With its advent into the modern State in 1895, Mai-Ndombe – called ‘Lake Leopold II district' – became ontologically determined by colonial capitalism and associated twice over with one of its most prominent and controversial figures. Today, the topological sweep carried out by the ‘authenticity' of the Mobutu regime has removed all references to the former ruler of Belgium. Likewise, an attempt was made to dissociate the province from its lake by erasing its name from the latter. But the province still bears traces of its colonial markers. The term ‘Mai-Ndombe', meaning ‘black waters', that the State of Zaïre used to replace the old ‘Lake Leopold II', effectively designates a physical qualifier that was given to the lake by H.M. Stanley's Bakongo carriers when he passed through in 1882.
Historically, the vast primaeval district area that is now a province corresponds to the personal reserve known as the ‘Crown Domain' carved out by Leopold II north of the Kasai River in the Congo Free State, and whose limits, like the identities of its administrators and commissioners, remain unclear. The rubber-rich region was bled white by the system of economic predation organized by Leopold II, which suppressed all other forms of trade that competed with it and abandoned certain territories and their inhabitants to brutal treatment by European agents and their auxiliaries.
Mai-Ndombe is both a geographic and human mosaic. No unifying element can be found in its natural configuration. The lake's central position does not make it a catalyst for unity. It serves more as a symbolic geographic marker rather than a cradle of identity. The territories of Kutu, Inongo, and Kiri, which form the province's historical nucleus, are found on the shores of the lake. The territories of Yumbi, Bolobo, long acquired from Équateur; Mushie and Kwamouth from Congo-Kasaï; and Oshwe, from Dekese, were added much later. Heterogeneity is everywhere. The forest, which reigns supreme in the north and east of the province, gives way to savannah in the south and west. Moreover, a demographic imbalance matches the disparity in vegetation: there is an emptiness in the very sparsely populated forest territory of Oshwe, part of the Congo basin. The neighbouring territories of Kri and Inongo, with somewhat denser populations, see their inhabitants scattered along the lake, rivers, and a few roads. This green desert in the north and east stands in stark contrast to the highly populated pockets of land found in the west and south (or part of it), whose population densities are much higher. A common denominator for the manner in which Mai-Ndombe populations are organized is thus hard to find.

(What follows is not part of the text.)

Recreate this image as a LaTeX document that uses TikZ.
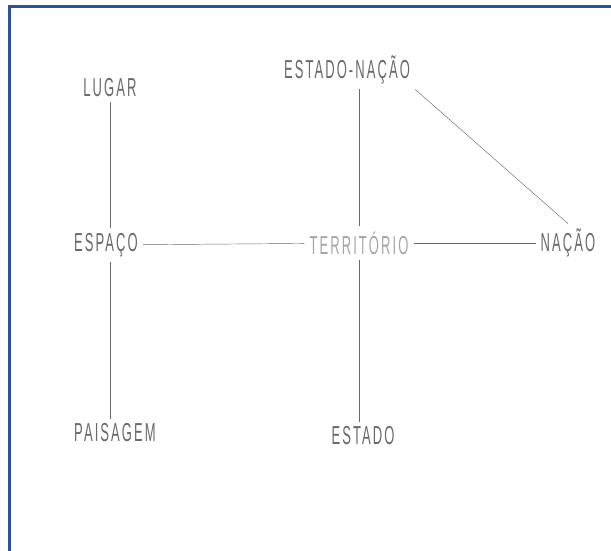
\documentclass[tikz,border=0pt]{standalone}
\usepackage{fontspec}
\newfontfamily\hand[FakeStretch=0.5,LetterSpace=8]{Liberation Sans}
\definecolor{frameblue}{RGB}{47,84,150}
\definecolor{pencil}{RGB}{105,105,105}
\definecolor{faint}{RGB}{165,165,165}
\tikzset{
  word/.style={font=\hand\fontsize{26}{26}\selectfont,text=pencil,inner sep=5pt},
  faintword/.style={word,text=faint},
  stroke/.style={draw=pencil,line width=.45pt}
}
\begin{document}
\begin{tikzpicture}[x=1pt,y=-1pt]
    \useasboundingbox (0,0) rectangle (611,550);
    \clip (0,0) rectangle (611,550);
    \draw[frameblue,line width=3pt] (9,6) rectangle (640,580);

      \path (110, 88) node[word] (lugar) {LUGAR};
      \path (347, 70) node[word] (estnacao) {ESTADO-NAÇÃO};
      \path (106,245) node[word] (espaco) {ESPAÇO};
      \path (359,243) node[faintword] (territorio) {TERRITÓRIO};
      \path (568,243) node[word] (nacao) {NAÇÃO};
      \path (115,433) node[word] (paisagem) {PAISAGEM};
      \path (363,436) node[word] (estado) {ESTADO};

      \draw[stroke] (lugar.south) -- (espaco.north -| lugar); %lugar-espaco
      \draw[stroke] (espaco.south -| lugar) -- (paisagem.north -| lugar); %espaco-paisagem
      \draw[stroke] (espaco) -- (territorio); %espaco-territorio
      \draw[stroke] (territorio) -- (nacao); %territorio-nacao
      \draw[stroke] (estnacao.south -| territorio) -- (territorio.north); %estnacao-territorio
      \draw[stroke] (territorio.south) -- (estado.north -| territorio); %territorio-estado
      \draw[stroke] (estnacao.south east) -- (nacao.north); %estnacao-nacao

    \end{tikzpicture}
\end{document}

The thick administrative thread thus stitches together smaller areas with very distinct socio-cultural, political, and economic characteristics. Was the construction of this provincial body simply a piece of administrative patchwork created by the modern State, the same one that – from the outset – prioritised economic needs and neglected social considerations?
Mai-Ndombe is also synonymous with natural heritage. Three-quarters of the province is covered by forest, a source of authority and prestige as well as a vital resource, containing exceptional biodiversity that has warranted the creation of a number of conservation areas. The province receives significant funding to preserve them. But for now, the wealth of this globally recognized natural heritage stands sharply at odds with the precarious socio-economic situation of its inhabitants, whose intensive farming practices are often singled out as being a leading cause of deforestation. Along with fishing (of varying intensity depending on the group and on proximity to the rivers or lake) and hunting, depending on the availability of game, most inhabitants also engage in a supplementary trading activity. Rudimentary whalers and a smattering of boats, all systematically overloaded, cross the lake and go down the rivers towards the capital. In the absence of industry, these same vessels head back in the opposite direction bearing manufactured goods that are consumed locally. The characteristics of these trade flows bear a curious resemblance to the harvesting regime of Leopold's time. Like the rubber, copal and ivory of yesteryear, today's commodities – with the exception of Sodefor timber – leave for Kinshasa as raw materials.